WHAT TO DO: For the entries that follow, tally the lines holding the string "this". Give the total and nothing else.

(Stored records)
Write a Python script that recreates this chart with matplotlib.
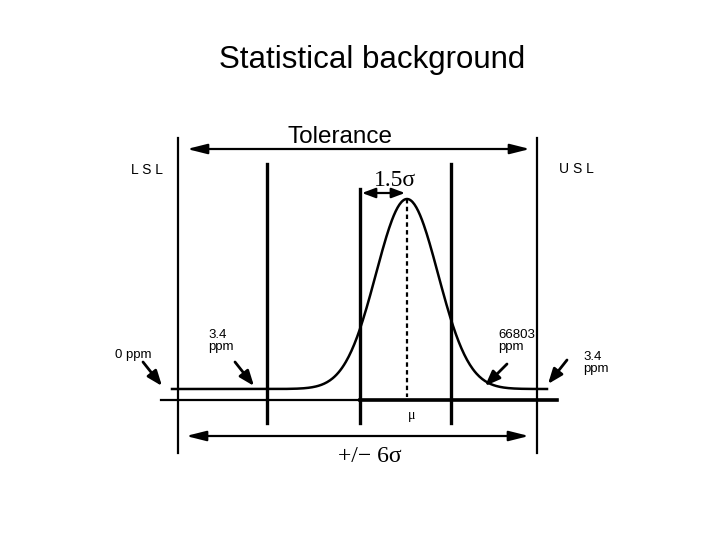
import matplotlib.pyplot as plt
import numpy as np

# diagram geometry in pixel units of the 720x540 slide (y grows downward)
spec_x = [178, 537]          # LSL, USL
spec_y = [138, 453]
shift_x = [267, 451]         # +/- limits of the process band
shift_y = [164, 423]
mean_line_x = 360
mean_line_y = [189, 423]
curve_mu = 407
curve_sigma = 31
curve_base = 389
curve_peak = 199
curve_span = [172, 547]
axis_y = 400
axis_span = [161, 557]

ppm_labels = ['0 ppm', '3.4\nppm', '66803\nppm', '3.4\nppm']
ppm_text_xy = [(115, 355), (208, 341), (498, 341), (583, 363)]
ppm_arrow_from = [(143, 362), (235, 362), (507, 364), (567, 360)]
ppm_arrow_to = [(162, 386), (254, 386), (485, 386), (548, 384)]

plt.rcParams['font.family'] = ['Liberation Sans', 'DejaVu Sans']

fig = plt.figure(figsize=(7.2, 5.4), dpi=100)
ax = fig.add_axes([0, 0, 1, 1])
ax.set_xlim(0, 720)
ax.set_ylim(540, 0)
ax.axis('off')

ax.text(372, 60, 'Statistical background', fontsize=22.5, ha='center', va='center')

# spec limits
for x in spec_x:
    ax.plot([x, x], spec_y, color='black', lw=1.6)
ax.text(147, 170, 'L S L', fontsize=10, ha='center', va='center')
ax.text(576, 169, 'U S L', fontsize=10, ha='center', va='center')

# process limits
for x in shift_x:
    ax.plot([x, x], shift_y, color='black', lw=2.4)
ax.plot([mean_line_x, mean_line_x], mean_line_y, color='black', lw=2.4)

# normal curve
xs = np.linspace(curve_span[0], curve_span[1], 400)
ys = curve_base - (curve_base - curve_peak) * np.exp(-0.5 * ((xs - curve_mu) / curve_sigma) ** 2)
ax.plot(xs, ys, color='black', lw=1.8)
ax.plot([curve_mu, curve_mu], [curve_peak, 397], color='black', lw=1.6, ls=(0, (2, 1.5)))

# horizontal axis
ax.plot(axis_span, [axis_y, axis_y], color='black', lw=1.6)
ax.plot([mean_line_x, axis_span[1]], [axis_y, axis_y], color='black', lw=2.6)
ax.text(412, 415, 'μ', fontsize=10, ha='center', va='center',
        family=['Liberation Serif', 'DejaVu Serif'])

arrow = dict(arrowstyle='<|-|>,head_length=1.2,head_width=0.3', color='black', lw=1.6,
             shrinkA=0, shrinkB=0)

# tolerance arrow
ax.annotate('', xy=(530, 149), xytext=(187, 149), arrowprops=arrow)
ax.text(340, 137, 'Tolerance', fontsize=17.5, ha='center', va='center')

# +/- 6 sigma arrow
ax.annotate('', xy=(529, 436), xytext=(186, 436), arrowprops=arrow)
ax.text(370, 457, '+/− 6σ', fontsize=17, ha='center', va='center',
        family=['Liberation Serif', 'DejaVu Serif'])

# 1.5 sigma shift
ax.annotate('', xy=(405, 193), xytext=(362, 193),
            arrowprops=dict(arrowstyle='<|-|>,head_length=0.8,head_width=0.3',
                            color='black', lw=1.6, shrinkA=0, shrinkB=0))
ax.text(395, 180, '1.5σ', fontsize=17, ha='center', va='center',
        family=['Liberation Serif', 'DejaVu Serif'])

# ppm call-outs
for label, txy, a0, a1 in zip(ppm_labels, ppm_text_xy, ppm_arrow_from, ppm_arrow_to):
    ax.text(txy[0], txy[1], label, fontsize=9.5, ha='left', va='center', linespacing=0.95)
    ax.annotate('', xy=a1, xytext=a0,
                arrowprops=dict(arrowstyle='-|>,head_length=0.9,head_width=0.35',
                                color='black', lw=2, shrinkA=0, shrinkB=0))

fig.savefig('out.png', dpi=100)
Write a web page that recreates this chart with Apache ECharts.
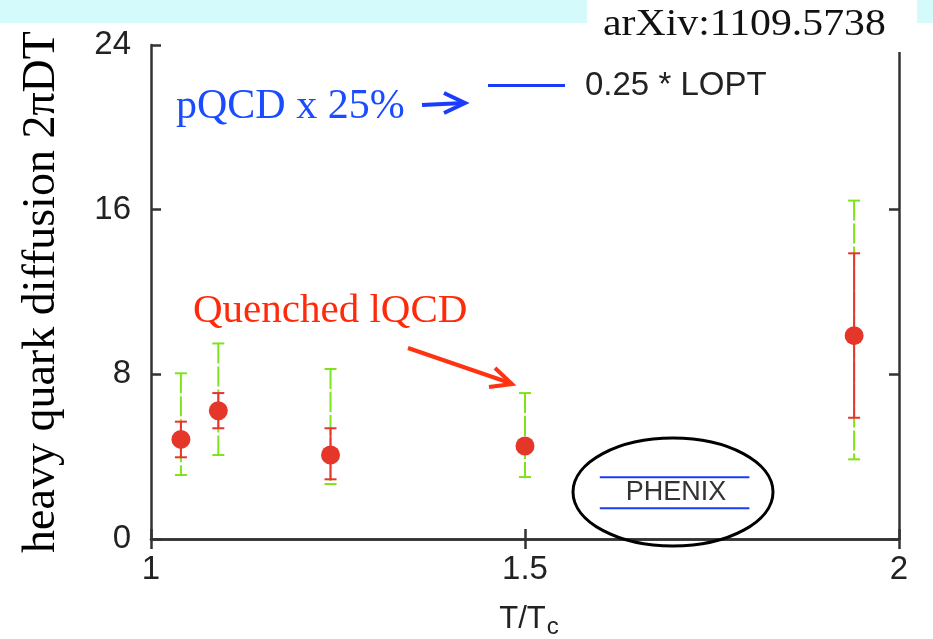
<!DOCTYPE html>
<html>
<head>
<meta charset="utf-8">
<script src="https://cdn.jsdelivr.net/npm/echarts@6/dist/echarts.min.js"></script>
<style>
  html, body { margin: 0; padding: 0; background: #fff; }
  #chart { width: 933px; height: 639px; }
</style>
</head>
<body>
<div id="chart"></div>
<script>
// Heavy quark diffusion coefficient 2πDT vs T/Tc (quenched lattice QCD)
const temps      = [1.04, 1.09, 1.24, 1.50, 1.94];
const diffusion  = [4.84, 6.23, 4.08, 4.52, 9.88];
// statistical error range (red)
const statLow    = [3.97, 5.38, 2.90, null, 5.89];
const statHigh   = [5.70, 7.09, 5.38, null, 13.88];
// total error range (green)
const totalLow   = [3.11, 4.08, 2.67, 3.01, 3.87];
const totalHigh  = [8.05, 9.50, 8.26, 7.09, 16.44];
// PHENIX band
const phenixT    = [1.6, 1.8];
const phenixLow  = 1.5;
const phenixHigh = 3.0;

const xTicks = [1, 1.5, 2];
const yTicks = [0, 8, 16, 24];

const RED = '#e5362a';
const GREEN = '#7fe31c';
const BLUE = '#1a3cf5';
const SERIF = '"Liberation Serif", "Times New Roman", serif';
const SANS = '"Liberation Sans", Arial, Helvetica, sans-serif';

function rangeData(lo, hi) {
  const out = [];
  temps.forEach((t, i) => {
    if (lo[i] != null && hi[i] != null) out.push([t, lo[i], hi[i]]);
  });
  return out;
}

function errorBars(color, dashed) {
  return function (params, api) {
    const x = api.value(0);
    const top = api.coord([x, api.value(2)]);
    const bot = api.coord([x, api.value(1)]);
    const w = 6;
    const style = { stroke: color, lineWidth: 2 };
    return {
      type: 'group',
      children: [
        { type: 'line', shape: { x1: top[0], y1: top[1], x2: bot[0], y2: bot[1] },
          style: Object.assign({}, style, dashed ? { lineDash: [20, 3] } : {}) },
        { type: 'line', shape: { x1: top[0] - w, y1: top[1], x2: top[0] + w, y2: top[1] }, style: style },
        { type: 'line', shape: { x1: bot[0] - w, y1: bot[1], x2: bot[0] + w, y2: bot[1] }, style: style }
      ]
    };
  };
}

const chart = echarts.init(document.getElementById('chart'), null, { renderer: 'canvas' });

const frameLine = { show: true, lineStyle: { color: '#333', width: 2.5 } };
const frameTick = { show: true, inside: true, length: 10, lineStyle: { color: '#333', width: 2.5 } };

chart.setOption({
  animation: false,
  backgroundColor: '#fff',
  grid: { left: 151, right: 34, top: 45, bottom: 100, outerBoundsMode: 'none', containLabel: false },
  legend: {
    data: [{ name: '0.25 * LOPT', icon: 'rect' }],
    left: 488, top: 69, padding: 0,
    itemWidth: 77, itemHeight: 3,
    selectedMode: false,
    textStyle: { fontFamily: SANS, fontSize: 33, color: '#222', padding: [0, 0, 0, 15] }
  },
  xAxis: [{
    type: 'value', min: xTicks[0], max: xTicks[xTicks.length - 1], interval: 0.5,
    axisLine: frameLine, axisTick: frameTick, splitLine: { show: false },
    axisLabel: { fontFamily: SANS, fontSize: 33, color: '#222', margin: 14 },
    name: 'T/T{sub|c}', nameLocation: 'middle', nameGap: 60,
    nameTextStyle: {
      fontFamily: SANS, fontSize: 31, color: '#222', padding: [0, 0, 0, 8],
      rich: { sub: { fontFamily: SANS, fontSize: 24, color: '#222', verticalAlign: 'bottom', padding: [16, 0, 0, 1] } }
    }
  }, {
    type: 'value', position: 'top', min: xTicks[0], max: xTicks[xTicks.length - 1], interval: 0.5,
    axisLine: frameLine, axisTick: frameTick, axisLabel: { show: false }, splitLine: { show: false }
  }],
  yAxis: [{
    type: 'value', min: yTicks[0], max: yTicks[yTicks.length - 1], interval: 8,
    axisLine: frameLine, axisTick: frameTick, splitLine: { show: false },
    axisLabel: { fontFamily: SANS, fontSize: 33, color: '#222', margin: 20 },
    name: 'heavy quark diffusion 2πDT', nameLocation: 'middle', nameGap: 86, nameRotate: 90,
    nameTextStyle: { fontFamily: SERIF, fontSize: 46, color: '#000' }
  }, {
    type: 'value', position: 'right', min: yTicks[0], max: yTicks[yTicks.length - 1], interval: 8,
    axisLine: frameLine, axisTick: frameTick, axisLabel: { show: false }, splitLine: { show: false }
  }],
  series: [
    { name: '0.25 * LOPT', type: 'line', data: [], color: BLUE, lineStyle: { color: BLUE, width: 3 }, symbol: 'none' },
    { name: 'total error', type: 'custom', z: 2, renderItem: errorBars(GREEN, true),
      data: rangeData(totalLow, totalHigh), encode: { x: 0, y: [1, 2] } },
    { name: 'stat error', type: 'custom', z: 3, renderItem: errorBars(RED, false),
      data: rangeData(statLow, statHigh), encode: { x: 0, y: [1, 2] } },
    { name: 'lattice', type: 'scatter', z: 4, symbol: 'circle', symbolSize: 19,
      itemStyle: { color: RED, opacity: 1 }, data: temps.map((t, i) => [t, diffusion[i]]) },
    { name: 'PHENIX high', type: 'line', z: 3, symbol: 'none', lineStyle: { color: BLUE, width: 2 },
      data: phenixT.map(t => [t, phenixHigh]) },
    { name: 'PHENIX low', type: 'line', z: 3, symbol: 'none', lineStyle: { color: BLUE, width: 2 },
      data: phenixT.map(t => [t, phenixLow]) }
  ],
  graphic: [
    // light cyan band along the top
    { type: 'rect', z: -10, silent: true, shape: { x: 0, y: 0, width: 933, height: 23 }, style: { fill: '#d4fafc' } },
    // reference tag box
    { type: 'rect', z: 100, silent: true, shape: { x: 587, y: 0, width: 330, height: 52 }, style: { fill: '#fff' } },
    { type: 'text', z: 101, x: 603, y: 25, scaleX: 1.1, silent: true,
      style: { text: 'arXiv:1109.5738', fontFamily: SERIF, fontSize: 38, fill: '#111', verticalAlign: 'middle' } },
    // pQCD annotation
    { type: 'text', z: 50, x: 176, y: 107, silent: true,
      style: { text: 'pQCD x 25%', fontFamily: SERIF, fontSize: 42, fill: '#1a4cff', verticalAlign: 'middle' } },
    { type: 'polyline', z: 50, silent: true, shape: { points: [[422, 105], [464, 103]] },
      style: { stroke: '#1a3cff', lineWidth: 4, fill: null } },
    { type: 'polyline', z: 50, silent: true, shape: { points: [[444, 93], [465, 103], [444, 113]] },
      style: { stroke: '#1a3cff', lineWidth: 4, fill: null, lineJoin: 'miter' } },
    // quenched lattice annotation
    { type: 'text', z: 50, x: 193, y: 311, silent: true,
      style: { text: 'Quenched lQCD', fontFamily: SERIF, fontSize: 41, fill: '#ff2a0a', verticalAlign: 'middle' } },
    { type: 'polyline', z: 50, silent: true, shape: { points: [[408, 348], [510, 383]] },
      style: { stroke: '#ff3311', lineWidth: 4, fill: null } },
    { type: 'polyline', z: 50, silent: true, shape: { points: [[495, 368], [512, 384], [489, 387]] },
      style: { stroke: '#ff3311', lineWidth: 4, fill: null, lineJoin: 'miter' } },
    // PHENIX label and ellipse
    { type: 'text', z: 50, x: 676, y: 493, silent: true,
      style: { text: 'PHENIX', fontFamily: SANS, fontSize: 27, fill: '#333', align: 'center', verticalAlign: 'middle' } },
    { type: 'ellipse', z: 50, silent: true, shape: { cx: 673, cy: 492, rx: 100, ry: 54 },
      style: { stroke: '#000', lineWidth: 3, fill: null } }
  ]
});
</script>
</body>
</html>
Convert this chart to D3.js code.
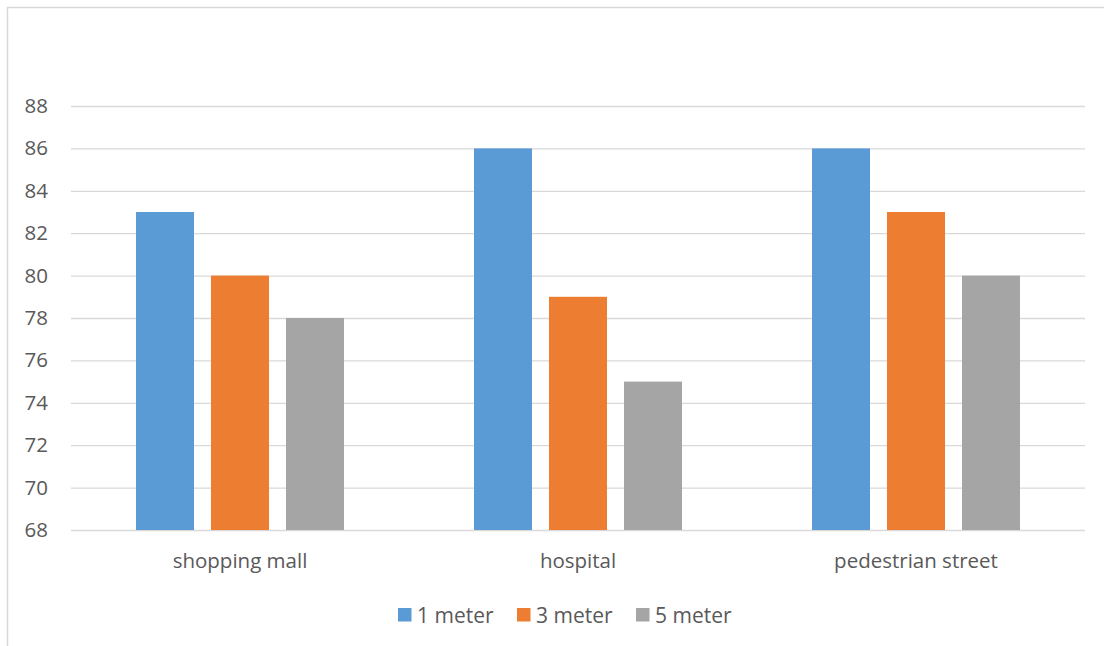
<!DOCTYPE html>
<html>
<head>
<meta charset="utf-8">
<script src="https://cdn.jsdelivr.net/npm/d3@7"></script>
<style>
  html, body { margin: 0; padding: 0; background: #fff; }
  svg { display: block; }
  text { font-family: "Open Sans", "Liberation Sans", sans-serif; fill: #595959; }
</style>
</head>
<body>
<svg id="chart" width="1104" height="646"></svg>
<script>
const categories = ["shopping mall", "hospital", "pedestrian street"];
const seriesNames = ["1 meter", "3 meter", "5 meter"];
const series1m = [83, 86, 86];
const series3m = [80, 79, 83];
const series5m = [78, 75, 80];
const yTicks = [68, 70, 72, 74, 76, 78, 80, 82, 84, 86, 88];
const colors = ["#5b9bd5", "#ed7d31", "#a5a5a5"];

(function () {
const seriesValues = [series1m, series3m, series5m];
const data = categories.map((c, i) => ({
  category: c,
  values: seriesNames.map((s, j) => ({ series: s, value: seriesValues[j][i] }))
}));

const svg = d3.select("#chart");
const W = 1104, H = 646;
const FONT = '"Open Sans", "Liberation Sans", sans-serif';

// outer frame
svg.append("rect")
  .attr("x", 7.5).attr("y", 7.5)
  .attr("width", W + 10).attr("height", H + 10)
  .attr("fill", "#fff").attr("stroke", "#d9d9d9").attr("stroke-width", 1.5);

const mLeft = 71, mRight = 1085, mTop = 106, mBottom = 530;

const y = d3.scaleLinear().domain([68, 88]).range([mBottom, mTop]);
const x0 = d3.scaleBand().domain(categories).range([mLeft, mRight]).padding(0);
const x1 = d3.scaleBand().domain(seriesNames).range([0, x0.bandwidth()])
  .paddingInner(0.2267).paddingOuter(0.8667);
const color = d3.scaleOrdinal().domain(seriesNames).range(colors);

// gridlines
const yAxis = d3.axisLeft(y).tickValues(yTicks).tickSize(-(mRight - mLeft)).tickPadding(23).tickFormat(d3.format("d"));
const gy = svg.append("g").attr("transform", `translate(${mLeft},0)`).call(yAxis);
gy.select(".domain").remove();
gy.selectAll(".tick line").attr("stroke", "#d9d9d9").attr("stroke-width", 1.3);
gy.selectAll(".tick text").attr("font-size", "20.5px").attr("fill", "#595959")
  .style("font-family", FONT);

// bars
const groups = svg.append("g").selectAll("g").data(data).join("g")
  .attr("transform", d => `translate(${x0(d.category)},0)`);
groups.selectAll("rect").data(d => d.values).join("rect")
  .attr("x", d => x1(d.series))
  .attr("width", x1.bandwidth())
  .attr("y", d => y(d.value))
  .attr("height", d => y(68) - y(d.value))
  .attr("fill", d => color(d.series));

// category axis labels
const xAxis = d3.axisBottom(x0).tickSize(0).tickPadding(23);
const gx = svg.append("g").attr("transform", `translate(0,${mBottom})`).call(xAxis);
gx.select(".domain").remove();
gx.selectAll(".tick text").attr("font-size", "20.5px").attr("fill", "#595959")
  .style("font-family", FONT);

// legend
const legendX = [398, 517, 636];
const legend = svg.append("g").selectAll("g").data(seriesNames).join("g")
  .attr("transform", (d, i) => `translate(${legendX[i]},608)`);
legend.append("rect").attr("width", 13.5).attr("height", 13.5).attr("fill", d => color(d));
legend.append("text").attr("x", 19).attr("y", 14.5).attr("font-size", "21px").text(d => d);
})();
</script>
</body>
</html>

FINISHED TASK: 3